A useful frame is the one lifecycle analysts use. The most sustainable kilo of polyamide is the one not made, the next most sustainable is the recycled one, and the highest impact is the virgin one. Where polyamide's performance is needed, recycled and certified versions are the responsible choice.
For everyday apparel where the performance is not needed, natural fibres usually win on lifecycle terms. The choice is about matching the fabric to the use, not defaulting to synthetic for every garment.
Natural Fabric Alternatives to Polyamide at Suvetah
For most everyday clothing, natural and plant-based fibres can replace polyamide on comfort, drape, and breathability. They will not match its tensile strength or chlorine resistance, but for casual, ethnic, and home use they are the better lifecycle fit. Several options sit in the catalogue with their own scoped trade-offs.
Organic cotton knit fabric gives the soft, stretchy hand that synthetic knits aim for in t-shirts, leggings, and innerwear. It is GOTS-certified at the relevant stages, grown without synthetic pesticides, and biodegradable at end of life. The trade-off is higher water use per kilo in rain-deficit regions, which buyers should factor into their sourcing brief.
Bamboo knit fabric offers a similar drape and a cooler feel, suiting loungewear, yoga wear, and sleep sets. Bamboo grows quickly with little irrigation and no pesticide, but the conversion of bamboo into soft viscose-type yarn is a chemical process that needs to be read with eyes open. Closed-loop processed bamboo is the version to ask for.

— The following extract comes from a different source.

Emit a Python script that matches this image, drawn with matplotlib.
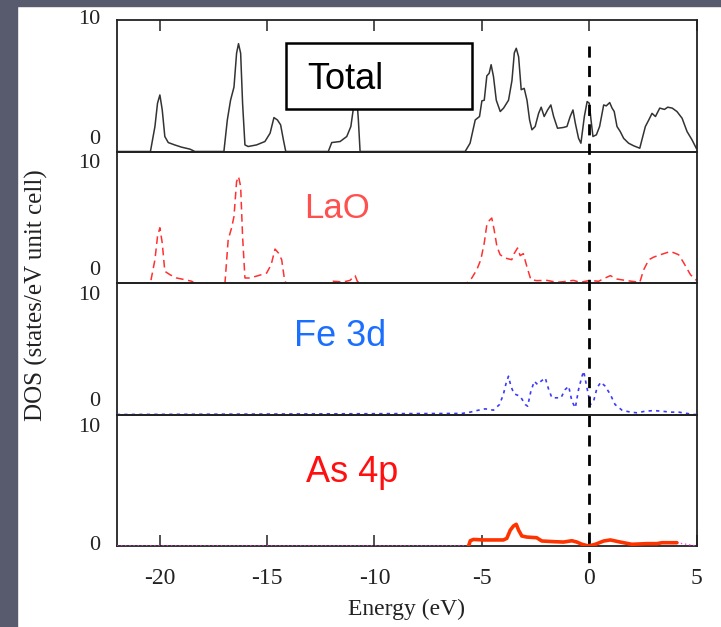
import matplotlib
matplotlib.use("Agg")
import matplotlib.pyplot as plt
import matplotlib.transforms as mtransforms
from matplotlib.patches import Rectangle
from matplotlib.lines import Line2D
import numpy as np

# ---------------- data ----------------
total_E = [-22.0, -20.43, -20.22, -20.1, -19.99, -19.88, -19.76, -19.6, -19.3, -18.98, -18.59, -18.36,
           -17.01, -16.85, -16.7, -16.54, -16.42, -16.33, -16.23, -16.14, -16.03, -15.88, -15.49, -15.1,
           -14.86, -14.68, -14.52, -14.37, -14.24, -14.13,
           -12.15, -11.99, -11.6, -11.29, -11.1, -10.98, -10.9, -10.82, -10.75, -10.67,
           -5.78, -5.55, -5.31, -5.11, -5.0, -4.89, -4.77, -4.66, -4.57, -4.46, -4.33, -4.145, -3.99,
           -3.76, -3.6, -3.49, -3.4, -3.29, -3.17, -3.03, -2.9, -2.78, -2.67, -2.52, -2.36, -2.24, -2.1,
           -1.94, -1.79, -1.66, -1.48, -1.23, -1.04, -0.89, -0.76, -0.65, -0.5, -0.39, -0.23, -0.1, 0.0,
           0.08, 0.17, 0.33, 0.48, 0.67, 0.79, 0.95, 1.06, 1.16, 1.29, 1.44, 1.6, 1.83, 2.07, 2.35, 2.45,
           2.61, 2.77, 2.92, 3.08, 3.28, 3.5, 3.65, 3.86, 4.08, 4.32, 4.55, 4.78, 4.98]
total_dos = [0.0, 0.0, 1.9, 3.67, 4.3, 3.16, 1.14, 0.68, 0.5, 0.33, 0.18, 0.0,
             0.0, 2.4, 3.9, 4.9, 7.47, 8.2, 7.47, 3.67, 0.5, 0.38, 0.5, 0.76,
             1.39, 2.58, 2.4, 2.03, 0.89, 0.0,
             0.0, 0.68, 0.76, 1.14, 1.9, 3.3, 4.6, 4.0, 2.4, 0.0,
             0.0, 0.63, 2.4, 2.66, 3.85, 3.9, 5.75, 5.95, 6.6, 5.7, 3.9, 3.04, 3.3,
             3.9, 5.4, 7.5, 7.85, 7.2, 4.7, 4.8, 3.9, 2.4, 1.65, 1.9, 2.9, 3.37, 2.66,
             3.16, 3.54, 2.66, 1.77, 1.82, 1.9, 2.66, 3.16, 2.15, 1.0, 0.63, 2.66, 3.8, 3.67,
             2.4, 1.14, 1.27, 1.9, 3.54, 3.47, 3.72, 3.3, 3.04, 1.9, 1.52, 1.0, 0.63, 0.43, 0.25, 0.89,
             1.9, 2.4, 2.9, 2.66, 3.3, 3.2, 3.37, 3.3, 3.04, 2.53, 1.52, 0.89, 0.25]

lao_E = [-22.0, -20.43, -20.22, -20.1, -19.99, -19.88, -19.76, -19.52, -19.21, -18.82, -18.5, -18.4,
         -16.96, -16.81, -16.65, -16.54, -16.42, -16.33, -16.23, -16.14, -16.03, -15.8, -15.41, -15.02,
         -14.81, -14.63, -14.47, -14.32, -14.21, -14.13,
         -12.15, -11.92, -11.45, -11.14, -10.9, -10.8, -10.7,
         -5.7, -5.47, -5.24, -5.05, -4.89, -4.77, -4.65, -4.54, -4.43, -4.3, -4.15, -3.92, -3.61, -3.5,
         -3.34, -3.22, -3.07, -2.91, -2.72, -2.44, -1.97, -1.51, -1.2, -0.74, -0.42, 0.04, 0.43, 0.74,
         0.98, 1.29, 1.75, 2.35, 2.53, 2.77, 3.0, 3.31, 3.78, 4.16, 4.4, 4.71, 4.99]
lao_dos = [0.0, 0.0, 1.77, 3.54, 4.2, 3.04, 0.89, 0.63, 0.38, 0.25, 0.13, 0.0,
           0.0, 3.3, 4.2, 5.06, 7.7, 8.1, 7.34, 3.54, 0.38, 0.38, 0.56, 0.76,
           1.39, 2.58, 2.28, 1.77, 0.5, 0.0,
           0.0, 0.13, 0.08, 0.2, 0.56, 0.13, 0.0,
           0.0, 0.38, 1.0, 1.77, 3.04, 4.43, 4.76, 4.94, 4.05, 2.78, 2.15, 1.9, 1.77, 2.23,
           2.66, 2.08, 2.23, 1.27, 0.25, 0.18, 0.2, 0.05, 0.1, 0.2, 0.05, 0.2, 0.13, 0.38,
           0.56, 0.3, 0.18, 0.05, 1.0, 1.77, 1.97, 2.15, 2.4, 2.15, 1.52, 0.63, 0.2]

fe_E = [-22.0, -5.93, -5.54, -5.24, -4.85, -4.46, -4.18, -4.0, -3.87, -3.76, -3.65, -3.5, -3.22,
        -2.98, -2.87, -2.72, -2.56, -2.41, -2.25, -2.05, -1.89, -1.74, -1.51, -1.32, -1.12, -0.96,
        -0.81, -0.65, -0.5, -0.34, -0.26, -0.14, 0.05, 0.2, 0.36, 0.54, 0.74, 0.98, 1.2, 1.52, 1.91,
        2.22, 2.61, 3.0, 3.38, 3.77, 4.16, 4.55, 4.86]
fe_dos = [0.0, 0.08, 0.18, 0.3, 0.43, 0.33, 0.76, 1.52, 2.4, 2.91, 2.15, 1.57, 1.39,
          0.76, 0.63, 1.77, 2.53, 2.28, 2.53, 2.78, 1.9, 1.27, 1.27, 1.27, 1.9, 2.15,
          1.01, 0.51, 1.9, 2.91, 3.29, 2.28, 0.76, 1.01, 2.03, 2.46, 2.15, 1.52, 0.76, 0.33, 0.18,
          0.13, 0.25, 0.3, 0.25, 0.18, 0.18, 0.08, 0.0]

as_E = [-5.62, -5.54, -5.39, -4.92, -4.46, -4.0, -3.84, -3.68, -3.53, -3.4, -3.29, -3.14, -2.91,
        -2.45, -2.21, -1.66, -1.2, -0.81, -0.58, -0.34, -0.03, 0.28, 0.67, 0.98, 1.44, 1.98, 2.68,
        3.15, 3.38, 4.08]
as_dos = [0.0, 0.4, 0.5, 0.46, 0.46, 0.46, 0.58, 1.2, 1.52, 1.65, 1.2, 0.76, 0.68,
          0.63, 0.38, 0.33, 0.3, 0.4, 0.3, 0.13, 0.0, 0.13, 0.38, 0.46, 0.3, 0.13, 0.18,
          0.18, 0.25, 0.25]

x_ticks = [-20, -15, -10, -5, 0, 5]
y_ticks = [0, 10]
panel_labels = ["Total", "LaO", "Fe 3d", "As 4p"]
panel_label_colors = ["black", "#ff5050", "#1a6fff", "#ff1010"]

# ---------------- figure ----------------
W, H = 721, 627
fig = plt.figure(figsize=(W / 100, H / 100), dpi=100)
fig.patch.set_facecolor("white")
bg = "#585b6d"
fig.add_artist(Rectangle((0, 0), 17 / W, 1, transform=fig.transFigure, color=bg, zorder=0))
fig.add_artist(Rectangle((0, 1 - 6 / H), 1, 6 / H, transform=fig.transFigure, color=bg, zorder=0))

serif = ["Liberation Serif", "DejaVu Serif"]
sans = ["Liberation Sans", "DejaVu Sans"]

left, right = 116.7 / W, 696.7 / W
top_px, bot_px = 20, 546
ph = (bot_px - top_px) / 4
axes = []
for i in range(4):
    y0 = 1 - (top_px + (i + 1) * ph) / H
    ax = fig.add_axes([left, y0, right - left, ph / H])
    ax.set_xlim(-22, 5)
    ax.set_ylim(0, 10)
    for s in ax.spines.values():
        s.set_linewidth(1.3)
        s.set_color("#222222")
    ax.set_yticks([])
    ax.set_xticks(x_ticks)
    ax.tick_params(axis="x", direction="in", length=8, width=1.1, colors="#222222",
                   top=(i == 0), bottom=(i == 3), labelbottom=(i == 3), labeltop=False)
    ax.patch.set_alpha(0)
    axes.append(ax)

# panel data
axes[0].plot(total_E, total_dos, color="#333333", lw=1.1, zorder=2)
axes[1].plot(lao_E, lao_dos, color="#ff3030", lw=1.1, ls=(0, (5, 3)), zorder=2)
axes[2].plot(fe_E + [5.0], fe_dos + [0.0], color="#3a3aff", lw=1.2, ls=(0, (2, 2.5)), zorder=3)
axes[3].plot([-22.0] + as_E + [5.0], [0.0] + as_dos + [0.0], color="#ff40ff", lw=1.0,
             ls=(0, (1, 2)), zorder=3)
axes[3].plot(as_E, as_dos, color="#ff3300", lw=2.6, zorder=4, solid_capstyle="round")

# Total box
axes[0].add_patch(Rectangle((-14.12, 3.22), 8.67, 5.01, facecolor="white", edgecolor="black",
                            lw=1.8, zorder=5))
axes[0].text(-11.35, 5.5, panel_labels[0], color=panel_label_colors[0], fontsize=26,
             family=sans, ha="center", va="center", zorder=6)
axes[1].text(-11.75, 5.7, panel_labels[1], color=panel_label_colors[1], fontsize=25,
             family=sans, ha="center", va="center")
axes[2].text(-11.6, 5.9, panel_labels[2], color=panel_label_colors[2], fontsize=26,
             family=sans, ha="center", va="center")
axes[3].text(-11.05, 5.6, panel_labels[3], color=panel_label_colors[3], fontsize=26,
             family=sans, ha="center", va="center")

# y tick labels (stacked panels)
for i, ax in enumerate(axes):
    tr = mtransforms.blended_transform_factory(ax.transAxes, ax.transData)
    off0 = 0 if i == 3 else 9
    off10 = 0 if i == 0 else -9
    ax.text(-0.028, 0, "0", transform=tr + mtransforms.ScaledTranslation(0, off0 / 72, fig.dpi_scale_trans),
            ha="right", va="center", fontsize=16, family=serif, color="#222222")
    ax.text(-0.028, 10, "10", transform=tr + mtransforms.ScaledTranslation(0, off10 / 72, fig.dpi_scale_trans),
            ha="right", va="center", fontsize=16, family=serif, color="#222222")

axes[3].set_xticklabels([str(t) for t in x_ticks], fontsize=17, family=serif, color="#222222")
axes[3].tick_params(axis="x", pad=16)
axes[3].set_xlabel("Energy (eV)", fontsize=17, family=serif, color="#222222", labelpad=7)
fig.text(36 / W, 1 - 295 / H, "DOS (states/eV unit cell)", rotation=90, fontsize=18,
         family=serif, color="#222222", ha="center", va="center")

# Fermi level dashed line spanning all panels
trf = mtransforms.blended_transform_factory(axes[3].transData, fig.transFigure)
fig.add_artist(Line2D([0, 0], [1 - 46 / H, 1 - 566 / H], transform=trf, color="black",
                      lw=2.0, ls=(0, (4, 3)), zorder=10))

fig.savefig("out.png", dpi=100, facecolor=fig.get_facecolor())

Hemp, linen, and handloom cottons round out the natural side for shirting, structured pieces, and ethnic wear. They are durable, biodegradable, and traceable to specific farms and clusters. Brands wanting the breathable hand of cotton or the drape of bamboo can route a polyamide-heavy line through these natural-fibre options.
For applications where stretch and abrasion resistance genuinely matter, a recycled polyamide certified under GRS remains the honest synthetic option. The point is to choose by use, not by habit.